Sunday, September 26, 2010

I'll Know My Name As It's Called Again

It's autumn, and new things are happening. Not exactly the things I want, but good things, things that might get me to what I want. Maybe.

This is the time of year when everything seems more possible. I suppose spring feels that way, but autumn has more resonance of beginnings for me - echoes of a new school year, echoes of moving to Chicago, echoes of shaking off the excess and getting down to business.

I think I am the one in my own way. I am going to try to get out of it. I don't want to feel bitter or untalented or wasted, and I think I am the only person who can either escape that, rise above it, or just change my life back to feeling how I felt once - the luckiest person ever, with all of life's opportunities ahead.

And I should stretch more.

I'm listening to Chaka Khan sing, "Tell Me Something Good" and it IS. She is the living embodiment of sex and glory, and you just want to tackle the nearest person and take their clothes off. Slowly.

I keep getting opportunities that, if I could land them, would change everything for the better. And so far, I don't land them. But then more come along. And I don't land those either, but then a few more swan by. Law of averages, something has to stick, right?
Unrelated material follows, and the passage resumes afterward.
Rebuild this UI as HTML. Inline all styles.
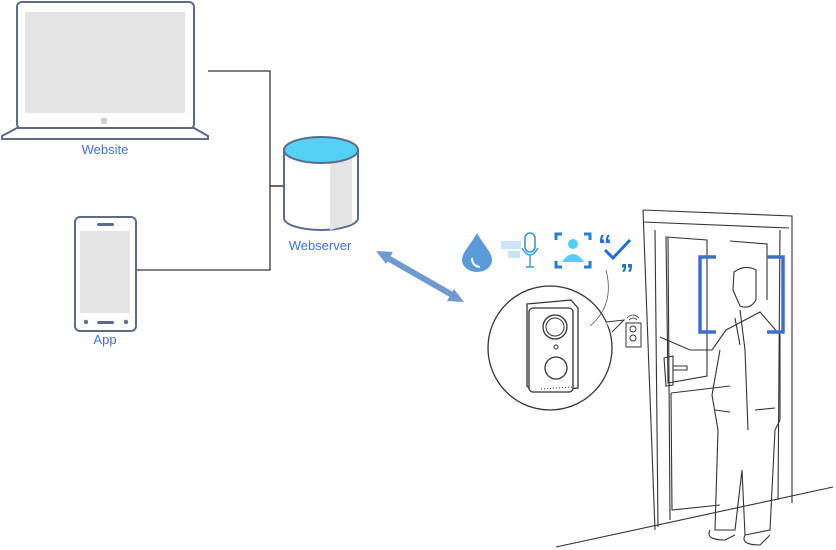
<!DOCTYPE html>
<html><head><meta charset="utf-8"><style>
html,body{margin:0;padding:0;background:#fff;}
svg{display:block;}
text{font-family:"Liberation Sans",sans-serif;}
</style></head><body>
<svg width="836" height="550" viewBox="0 0 836 550" xmlns="http://www.w3.org/2000/svg">
<!-- Laptop -->
<rect x="17" y="2" width="177" height="127" rx="5" fill="#fff" stroke="#5a6b8c" stroke-width="2"/>
<rect x="25" y="12" width="160" height="101" fill="#e4e4e4"/>
<rect x="101" y="118" width="6" height="6" fill="#cfcfcf"/>
<path d="M17 128 L194 128 L208 136 L208 139 L2 139 L2 136 Z" fill="#fff" stroke="#5a6b8c" stroke-width="2"/>
<text x="105" y="154" font-size="13" fill="#3f72d4" text-anchor="middle">Website</text>
<!-- connectors -->
<polyline points="208,71 270,71 270,270 136,270" fill="none" stroke="#333" stroke-width="1.3"/>
<line x1="270" y1="186" x2="284" y2="186" stroke="#333" stroke-width="1.5"/>
<!-- Webserver cylinder -->
<path d="M284 150 L284 218 A37 12 0 0 0 358 218 L358 150" fill="#fff" stroke="#5a6b8c" stroke-width="2"/>
<path d="M330 161 L352 158 L352 224 L330 230 Z" fill="#e4e4e4"/>
<ellipse cx="321" cy="150" rx="37" ry="13" fill="#55d0f5" stroke="#5a6b8c" stroke-width="2"/>
<text x="320" y="250" font-size="13" fill="#3f72d4" text-anchor="middle">Webserver</text>
<!-- Phone -->
<rect x="75" y="217" width="61" height="114" rx="5" fill="#fff" stroke="#5a6b8c" stroke-width="2"/>
<rect x="80" y="231" width="50" height="82" fill="#e4e4e4"/>
<rect x="97" y="223" width="17" height="3" rx="1.5" fill="#5a6b8c"/>
<rect x="97" y="321" width="17" height="3" rx="1.5" fill="#5a6b8c"/>
<circle cx="86" cy="322" r="2.2" fill="#5a6b8c"/><circle cx="126" cy="322" r="2.2" fill="#5a6b8c"/>
<text x="105" y="344" font-size="13" fill="#3f72d4" text-anchor="middle">App</text>
<!-- double arrow -->
<line x1="386" y1="257" x2="454" y2="296" stroke="#6f9ad0" stroke-width="6"/>
<polygon points="376,251 393,252 386,264" fill="#6f9ad0"/>
<polygon points="464,302 447,301 454,289" fill="#6f9ad0"/>
<!-- icons -->
<path d="M477 233 C470 246 462 252 462 260 A15 12 0 0 0 492 260 C492 252 484 246 477 233 Z" fill="#5a9ad8"/>
<path d="M472 258 Q472 266 480 267" fill="none" stroke="#fff" stroke-width="2"/>
<rect x="501" y="241" width="20" height="8" fill="#c9e6f8"/>
<rect x="508" y="251" width="12" height="7" fill="#c9e6f8"/>
<rect x="525" y="233" width="10" height="19" rx="5" fill="none" stroke="#3a95e0" stroke-width="1.6"/>
<path d="M522 248 Q530 262 538 248 M530 256 L530 267 M526 267 L534 267" fill="none" stroke="#3a95e0" stroke-width="1.4"/>
<path d="M556 240 V234 H562 M584 234 H590 V240 M556 261 V267 H562 M584 267 H590 V261" fill="none" stroke="#1f7fd8" stroke-width="3"/>
<circle cx="573" cy="244" r="5" fill="#4fd0f5"/>
<path d="M562 262 Q573 246 584 262 Z" fill="#4fd0f5"/>
<text x="598" y="254" font-size="28" font-weight="bold" fill="#1f6fd8">“</text>
<text x="620" y="283" font-size="28" font-weight="bold" fill="#1f6fd8">”</text>
<path d="M605 250 L613 258 L630 240" fill="none" stroke="#1f6fd8" stroke-width="3"/>
<!-- magnifier circle -->
<circle cx="550" cy="348" r="62" fill="#fff" stroke="#333" stroke-width="1.3"/>
<path d="M606 322 L624 320 L612 332" fill="#fff" stroke="#333" stroke-width="1"/>
<path d="M527 304 L571 300 L578 308 L578 388 L533 392 L527 386 Z" fill="#fff" stroke="#333" stroke-width="1.3"/>
<rect x="529" y="308" width="44" height="84" rx="4" fill="#fff" stroke="#333" stroke-width="1.3"/>
<circle cx="555" cy="327" r="12" fill="#fff" stroke="#333" stroke-width="1.3"/>
<circle cx="555" cy="327" r="9" fill="none" stroke="#333" stroke-width="1"/>
<circle cx="556" cy="347" r="2" fill="none" stroke="#333"/>
<circle cx="556" cy="368" r="11" fill="#fff" stroke="#333" stroke-width="1.3"/>
<line x1="541" y1="389" x2="573" y2="387" stroke="#333" stroke-dasharray="1 2"/>
<path d="M606 270 Q615 305 590 326" fill="none" stroke="#555" stroke-width="0.8"/>
<!-- small doorbell -->
<rect x="626" y="323" width="15" height="24" fill="#fff" stroke="#333"/>
<circle cx="633" cy="329" r="3" fill="none" stroke="#333"/><circle cx="633" cy="338" r="3" fill="none" stroke="#333"/>
<path d="M627 318 Q633 312 639 318 M629 320 Q633 316 637 320" fill="none" stroke="#333" stroke-width="0.8"/>
<!-- door -->
<g fill="none" stroke="#333" stroke-width="1.1">
<path d="M643 210 L792 216 L792 503 M643 210 L655 530 M643 222 L789 228"/>
<path d="M655 230 L658 527 M668 238 L670 520 M780 230 L778 500"/>
<path d="M666 237 L707 240 L707 376 L668 383 Z"/>
<path d="M730 241 L767 244 L767 300"/>
<path d="M671 393 L730 386 M671 393 L672 510 L720 505"/>
<path d="M664 358 L673 356 L673 385 L666 386 Z M673 366 L687 366 L687 370 L673 370"/>
<!-- man -->
<path d="M734 272 Q745 264 756 270 L756 300 Q750 310 740 306 L733 290 Z"/>
<path d="M726 330 L760 312 L780 335 L780 420 L775 430 L770 530 L745 535 L742 470 L735 530 L715 530 L718 430 L712 395 L720 350"/>
<path d="M726 330 L712 350 L690 350 L660 337"/>
<path d="M740 310 L745 350 L748 430 M735 318 L740 345"/>
<path d="M710 530 Q705 540 725 540 L735 535 M745 535 Q740 545 760 545 L770 535"/>
<path d="M715 410 L730 412 M755 410 L775 408"/>
<path d="M556 547 L833 487"/>
</g>
<!-- blue brackets -->
<path d="M716 257 H700 V332 H716 M767 257 H783 V332 H767" fill="none" stroke="#3e6fc8" stroke-width="3.5"/>
</svg>
</body></html>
One of them will come through eventually?

I wrote an image down the other day: a box of old silverware, mostly forks. And I like it. I like thinking about that box. I like thinking that everyone stole the spoons and melted the knives down for jewelry, and there those forks are, hogging that box, finally it's all about them. Hurrah!

I have to get better at enjoying NOT being perfect. How do you enjoy the music if you're worried about how your dancing looks?